Pentagon Lays Out Blueprint For Robot Wars Of The Future



Prepare for more drone warfare.

Via Christian Science Monitor:

At a NASCAR racetrack in Miami earlier this month, teams from NASA, Google, and 14 other groups of engineering gurus put cutting-edge robots through some challenging paces.

The aim was to see how well the robots could tackle tasks that may sound simple, but are tricky for nonhumans – including, say, climbing a ladder, unscrewing a hose from a spigot, navigating over rubble, and steering a car.

The contest was dreamed up by the Pentagon’s futuristic experimentation arm, the Defense Advanced Research Projects Agency (DARPA), and senior defense officials were watching it carefully – well aware that the Pentagon is growing increasingly reliant on robotics.

The Defense Department will become even more reliant on such devices in the decades to come. That’s the conclusion of a new blueprint quietly released by the Pentagon this week, which offers some telling clues about the future of unmanned systems – in other words, drones and robots.

The study, the Unmanned Systems Integrated Roadmap, is meant to provide the Pentagon with a “technological vision” for the next 25 years – a vision that will be “critical to future success” of the US military, according to its authors.

7 Comments on "Pentagon Lays Out Blueprint For Robot Wars Of The Future"

  1. Daniel Gill | Dec 28, 2013 at 6:40 pm |

    The problem with robotics is the dehumanizing aspect it brings to conflicts. They’re killing machines at worst and life saving bomb removal and such at best. In a conflict zone, the last thing you want is indiscriminate killing of not only innocents but combatants. there should be international war crimes rules prohibiting drone use in certain circumstances. the enemy has to be engaged on a human to human basis with the sincerity of conflict resolution and conflict prevention not war mongering.

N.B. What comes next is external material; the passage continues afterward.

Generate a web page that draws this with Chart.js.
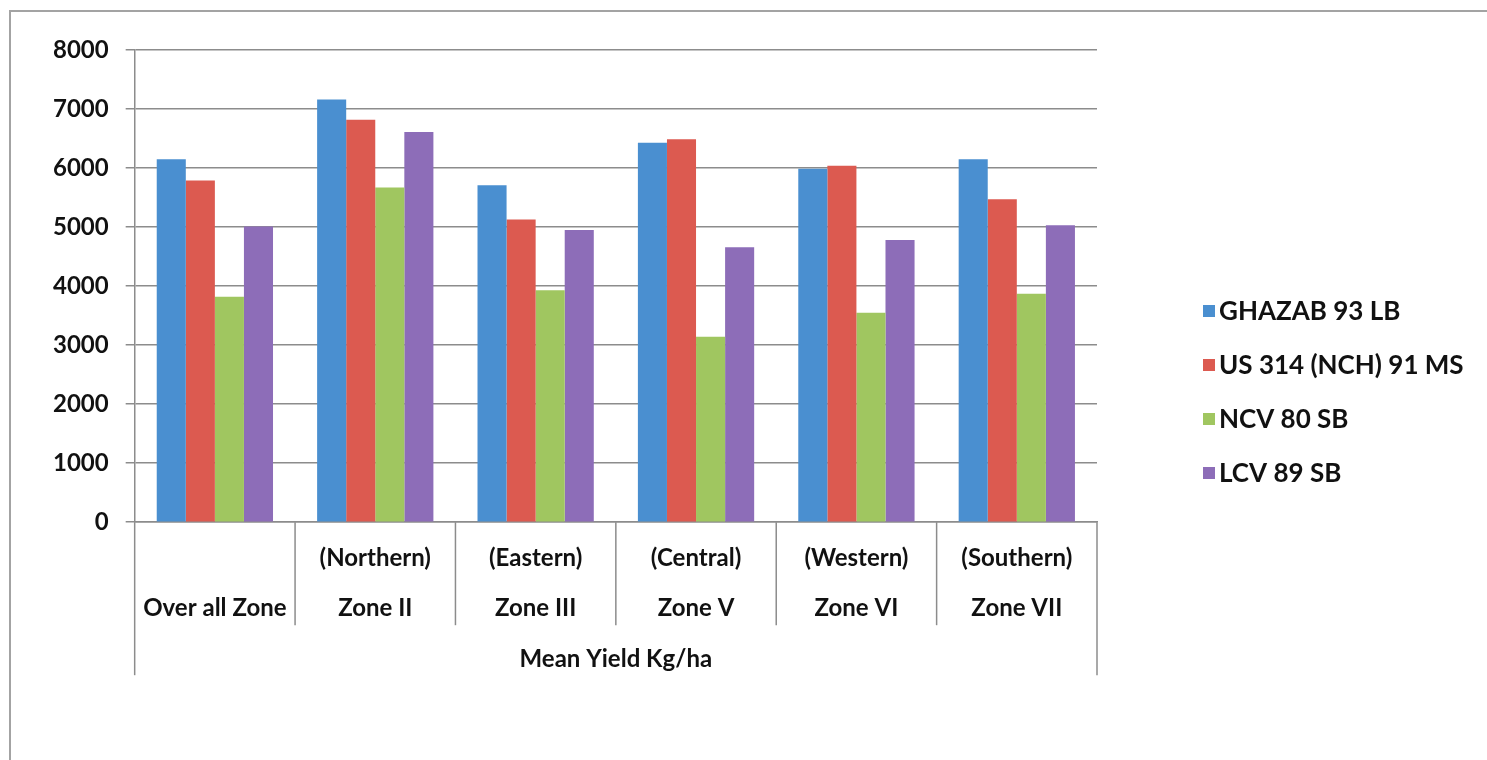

    If the goal is peace keeping, which is should be, then you don’t want drone use. We need infantry to engage combatants so that they can be disarmed or surrender. war is not an excuse to commit genocide and that is exactly what drones do.

    and if you’re serving in the military and you don’t want to engage with other human beings than maybe it’s not the right job for you. maybe you should pick a different job and leave it for non-cowards.

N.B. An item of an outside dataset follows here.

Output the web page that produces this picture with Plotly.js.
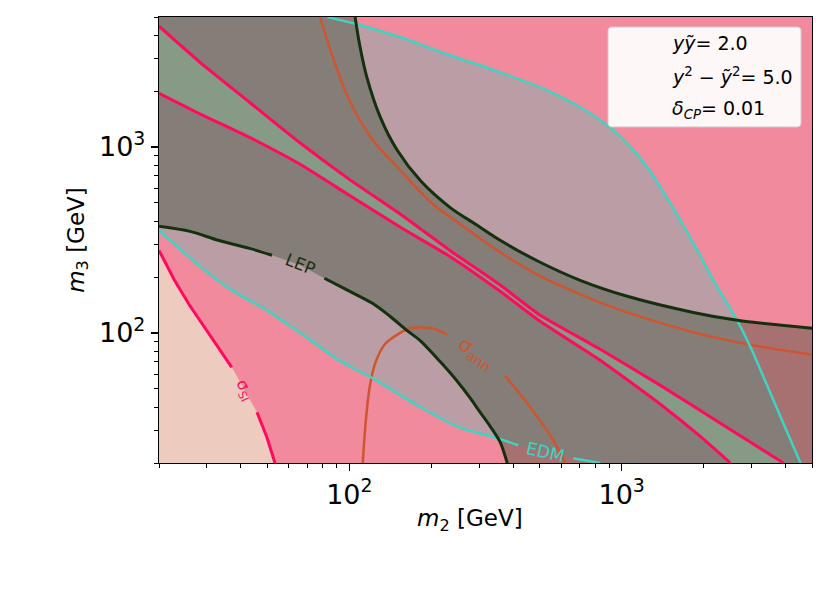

    • jasonpaulhayes | Dec 28, 2013 at 6:52 pm |

      Well said, I couldn’t agree more.

    • Bluebird_of_Fastidiousness | Dec 28, 2013 at 11:32 pm |

      The disconnect is a feature, not a flaw. Everything about modern warfare strips people of their humanity. This type of technology leverages the power of those in positions of authority to make unreasonable demands on those whom they order. The moral repugnance of certain commands, like droning a wedding in Pakistan (and then the first responders), becomes emotionally palatable when the technician’s experience is mimeograph of reality projected on a screen from 60,000 feet up and half a world away. The culpability is dissolved across that space. It is paraphrased in a moment of pixels, then institutionally absorbed and absolved by a culture enabling atrocity.

  2. American Cannibal | Dec 28, 2013 at 9:15 pm |

    OK. So those fancy killer robots can unscrew a firehose, but could one of those things unscrew my wife, please?

  3. nicholas p. | Dec 29, 2013 at 3:26 am |

    meh robots wil be controlled with xbox controllers and it will turn into call of duty style warfare. i hope theres no trolls in the future.